The manufacturer mostly works with corrugated cardboard boxes. But LSI also takes orders from Flowserve Corp. to assemble contact blocks that limit how wide someone can open a pipeline valve.

The blocks include a series of spring-loaded switches that must be assembled perfectly to fit together just right.

“It’s a complicated little assembly,” said Cecil Kendrick, executive director of LSI.

The class of 15 students first created designs for how they would make each step easier for workers. Then, with the help of Jeff Schleicher’s shop students at E.C. Glass High School, they made prototypes of the designs.

“Our goal is to increase the number of people who can complete the task,” said Hank Yochum, director of the engineering program who is teaching the class with Professor Scott Pierce.

The class is divided into three groups to address each step of assembly.

Before starting, students tried the assembly process by hand — and each failed, Yochum said.

“There were springs flying off, and pins landing on the ground.”

So, they set out to make the process easier.

They built tools, such as a spring wedge and “fin” crimper that aim to make holding and manipulating components of the switches and the base plate easier.

They designed an aluminum disc that attaches to an air press so the worker doesn’t have to hold the components up close to the finger-pinching machine;

And they built a housing to simplify the final block assembly.

Not everything works perfectly yet. After testing the prototypes at LSI Thursday, students have a few weeks until the end of the semester to modify the tools and maximize their benefits, Pierce said.

Once the final designs are set, they’ll decide how many to make.

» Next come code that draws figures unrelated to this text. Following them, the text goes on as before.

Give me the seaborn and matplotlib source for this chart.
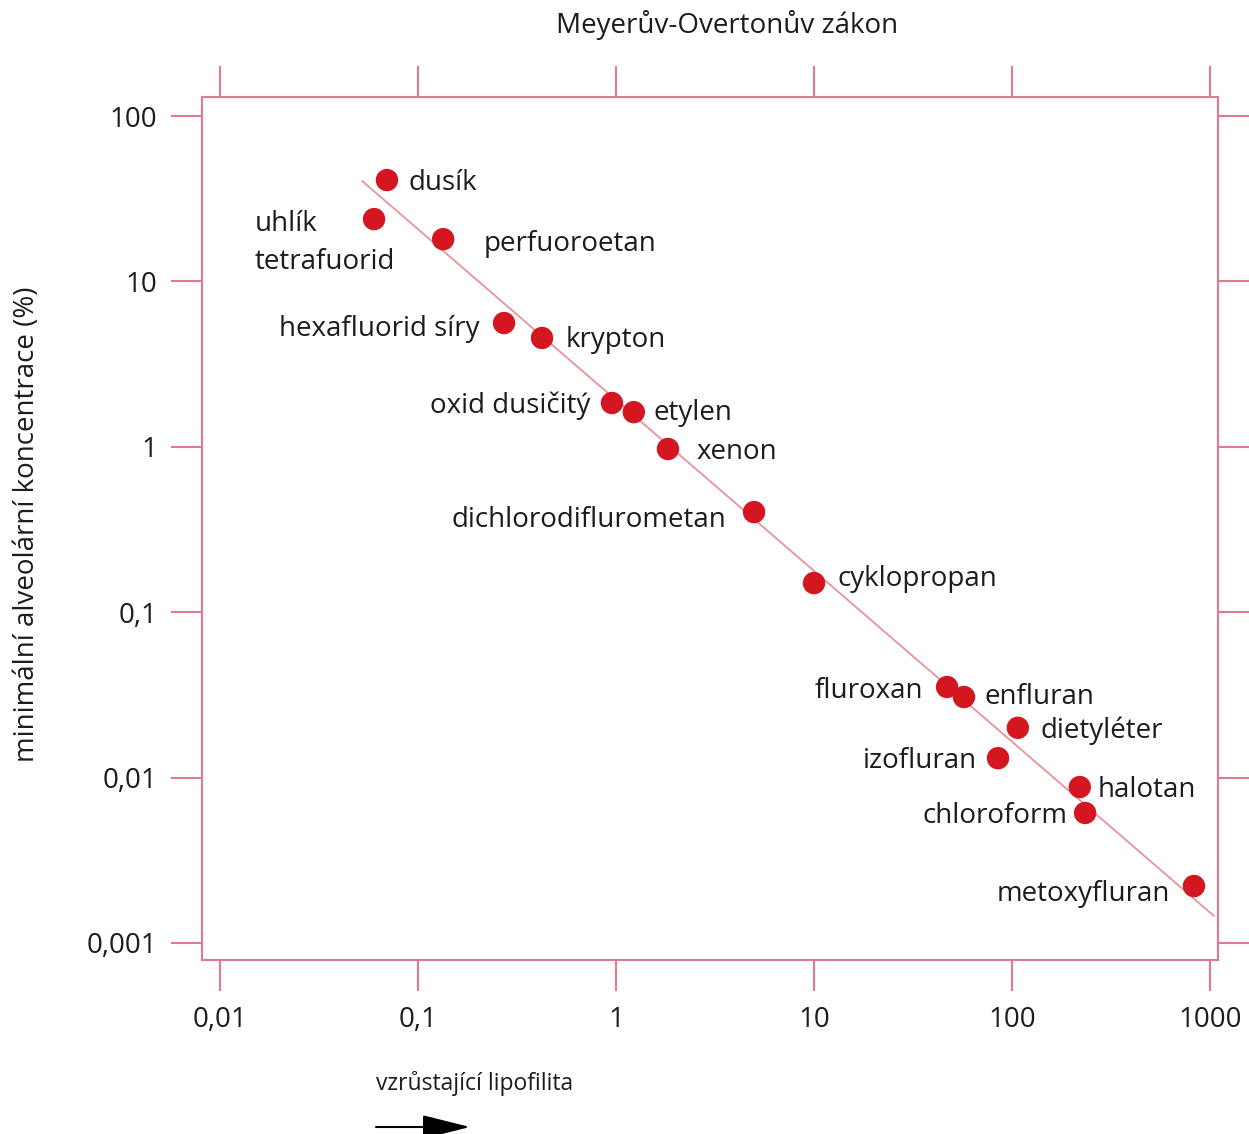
import numpy as np
import pandas as pd
import matplotlib
matplotlib.use("Agg")
import matplotlib.pyplot as plt
import seaborn as sns

# lipofilita (x) vs MAC (y)
latky = ["dusík", "uhlík\ntetrafuorid", "perfuoroetan", "hexafluorid síry", "krypton",
         "oxid dusičitý", "etylen", "xenon", "dichlorodiflurometan", "cyklopropan",
         "fluroxan", "enfluran", "dietyléter", "izofluran", "halotan", "chloroform",
         "metoxyfluran"]
lipofilita = [0.0697, 0.0600, 0.134, 0.272, 0.423, 0.954, 1.23, 1.83, 4.98, 10.0,
              47.0, 57.2, 107, 85.0, 220, 234, 830]
mac = [41.0, 23.8, 18.0, 5.60, 4.55, 1.84, 1.62, 0.970, 0.403, 0.150,
       0.0353, 0.0307, 0.0200, 0.0131, 0.00877, 0.00611, 0.00221]

trend_x = [0.0522, 1047]
trend_y = [40.5, 0.001457]

ticks = [0.001, 0.01, 0.1, 1, 10, 100, 1000]
tick_labels = ["0,001", "0,01", "0,1", "1", "10", "100", "1000"]

# label placement: (dx, dy) in pixels, alignment
label_pos = [(22, -3, "left"), (-119, -24, "left"), (40, -5, "left"), (-25, -6, "right"),
             (24, -2, "left"), (-22, -3, "right"), (20, -1, "left"), (29, -3, "left"),
             (-28, -8, "right"), (24, 4, "left"), (-24, -4, "right"), (21, 0, "left"),
             (23, -3, "left"), (-21, -3, "right"), (18, -3, "left"), (-18, -3, "right"),
             (-24, -8, "right")]

df = pd.DataFrame({"latka": latky, "x": lipofilita, "y": mac})
trend = pd.DataFrame({"x": trend_x, "y": trend_y})

sns.set_theme(style="white")
plt.rcParams["font.family"] = ["Open Sans", "DejaVu Sans"]

pink = "#df7b8c"
dot = "#d3161f"
ink = "#1c1c1c"

fig = plt.figure(figsize=(12.49, 11.34), dpi=100)
ax = fig.add_axes([202 / 1249, 1 - 960 / 1134, 1016 / 1249, 863 / 1134])

sns.lineplot(data=trend, x="x", y="y", ax=ax, color="#e8929c", linewidth=1.3)
sns.scatterplot(data=df, x="x", y="y", ax=ax, color=dot, s=260, edgecolor="none", zorder=3)

ax.set_xscale("log")
ax.set_yscale("log")
ax.set_xlim(10 ** -2.0909, 10 ** 3.0404)
ax.set_ylim(10 ** -3.1028, 10 ** 2.1149)

ax.set_xticks(ticks[1:], tick_labels[1:])
ax.set_yticks(ticks[:-1], tick_labels[:-1])
ax.minorticks_off()
ax.tick_params(axis="both", which="major", direction="out", length=22, width=1.5,
               color=pink, labelsize=20, labelcolor=ink)
ax.tick_params(axis="y", pad=10, left=True, right=True)
ax.tick_params(axis="x", pad=11, bottom=True, top=True)
for s in ax.spines.values():
    s.set_color(pink)
    s.set_linewidth(1.5)
ax.set_xlabel("")
ax.set_ylabel("")

for (name, x, y), (dx, dy, ha) in zip(zip(latky, lipofilita, mac), label_pos):
    ax.annotate(name, (x, y), xytext=(dx, dy), textcoords="offset pixels",
                ha=ha, va="center", fontsize=20, color=ink, linespacing=1.45)

fig.text(727 / 1249, 1 - 25 / 1134, "Meyerův-Overtonův zákon", ha="center", va="center",
         fontsize=20, color=ink)
fig.text(27 / 1249, 1 - 524 / 1134, "minimální alveolární koncentrace (%)", rotation=90,
         ha="center", va="center", fontsize=20, color=ink)
fig.text(475 / 1249, 1 - 1083 / 1134, "vzrůstající lipofilita", ha="center", va="center",
         fontsize=16.5, color=ink)
ax.annotate("", xy=(470, 1134 - 1127), xytext=(376, 1134 - 1127),
            xycoords="figure pixels", textcoords="figure pixels",
            arrowprops=dict(arrowstyle="-|>,head_length=1.2,head_width=0.3",
                            mutation_scale=25, color="black", lw=1.5,
                            shrinkA=0, shrinkB=0))

fig.savefig("out.png", dpi=100)
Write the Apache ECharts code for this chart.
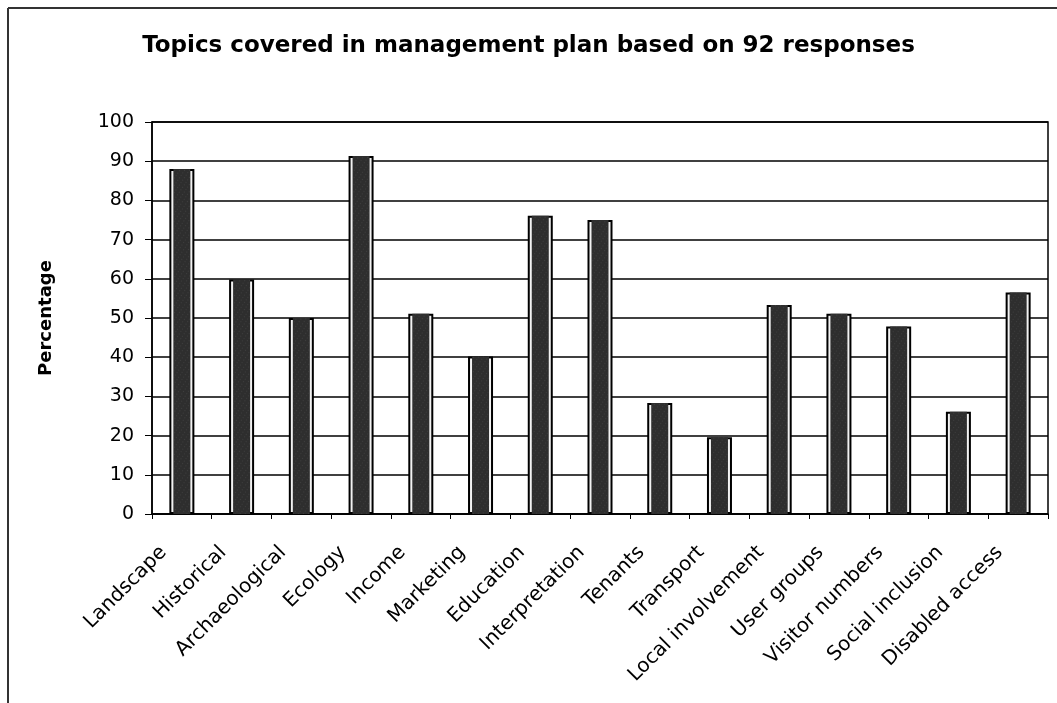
<!DOCTYPE html>
<html>
<head>
<meta charset="utf-8">
<script src="https://cdn.jsdelivr.net/npm/echarts@6/dist/echarts.min.js"></script>
<style>
html,body{margin:0;padding:0;background:#fff;}
#chart{width:1057px;height:703px;}
</style>
</head>
<body>
<div id="chart"></div>
<script>
const titleText = 'Topics covered in management plan based on 92 responses';
const yAxisName = 'Percentage';
const categories = ['Landscape','Historical','Archaeological','Ecology','Income','Marketing','Education','Interpretation','Tenants','Transport','Local involvement','User groups','Visitor numbers','Social inclusion','Disabled access'];
const percentages = [88.0, 59.8, 50.0, 91.3, 51.1, 40.2, 76.1, 75.0, 28.3, 19.6, 53.3, 51.1, 47.8, 26.1, 56.5];
const yTicks = [0,10,20,30,40,50,60,70,80,90,100];

const chart = echarts.init(document.getElementById('chart'), null, {renderer:'canvas'});
const grid = {left:152, right:9, top:122, bottom:189, show:true, borderColor:'#000', borderWidth:1.5, backgroundColor:'transparent'};
const xAxisBase = {
  type:'category', data:categories, boundaryGap:true
};
chart.setOption({
  animation:false,
  backgroundColor:'#fff',
  title:{
    text:titleText, left:'center', top:30,
    textStyle:{fontFamily:'DejaVu Sans', fontWeight:'bold', fontSize:23, color:'#000'}
  },
  grid:grid,
  xAxis:[
    Object.assign({}, xAxisBase, {
      axisLine:{show:true, lineStyle:{color:'#000', width:1.5}},
      axisTick:{show:true, inside:false, length:5, alignWithLabel:false, lineStyle:{color:'#000', width:1}},
      axisLabel:{rotate:45, interval:0, margin:17, padding:[0,26,0,0], fontFamily:'DejaVu Sans', fontSize:20, color:'#000'},
      splitLine:{show:false}
    }),
    Object.assign({}, xAxisBase, {
      show:false
    })
  ],
  yAxis:{
    type:'value', min:0, max:100, interval:10,
    name:yAxisName, nameLocation:'middle', nameGap:97,
    nameTextStyle:{fontFamily:'DejaVu Sans', fontWeight:'bold', fontSize:18, color:'#000'},
    axisLine:{show:true, lineStyle:{color:'#000', width:1.5}},
    axisTick:{show:true, length:7, lineStyle:{color:'#000', width:1}},
    axisLabel:{margin:18, fontFamily:'DejaVu Sans', fontSize:19, color:'#000',
      formatter:function(v){ return yTicks.indexOf(v) >= 0 ? String(v) : ''; }},
    splitLine:{show:true, lineStyle:{color:'#000', width:1.5}}
  },
  series:[
    {
      type:'bar', xAxisIndex:0, data:percentages, barWidth:25,
      itemStyle:{color:'#f2f2f2', borderColor:'#000', borderWidth:2},
      z:2
    },
    {
      type:'bar', xAxisIndex:1, data:percentages, barWidth:17,
      itemStyle:{color:'#2e2e2e',
        decal:{symbol:'rect', symbolSize:0.6, color:'rgba(200,200,200,0.35)', dashArrayX:[1,3], dashArrayY:[1,2], rotation:0.6}},
      z:3
    }
  ],
  graphic:[
    {type:'line', shape:{x1:8, y1:8, x2:1057, y2:8}, style:{stroke:'#333', lineWidth:2}, silent:true},
    {type:'line', shape:{x1:8, y1:8, x2:8, y2:703}, style:{stroke:'#333', lineWidth:2}, silent:true}
  ]
});
</script>
</body>
</html>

Pierce also hopes to return to LSI in the fall and see if any of the tools are still in use.

“That’s how you can tell if it was really good,” he said.

Sweet Briar senior Amanda Baker said it has been a fulfilling class.

“We spent so much time on this — it’s so exciting to see it work,” she said Thursday at LSI.

Gail Hubbard, who trains LSI workers on how to assemble the blocks, said she thinks the prototype tools make the assembly process easier. She hopes to train another 10-15 workers.

And although it wasn’t the aim, the tools also make the assembly quicker, which benefits workers who get paid per part.

She previously spent 64 seconds on one aspect of the assembly; on her second try with the new tools, she shaved 11 seconds off that time.

“And I’m sure I’m going to get better,” she told Sweet Briar students. “Y’all have made our lives much easier.”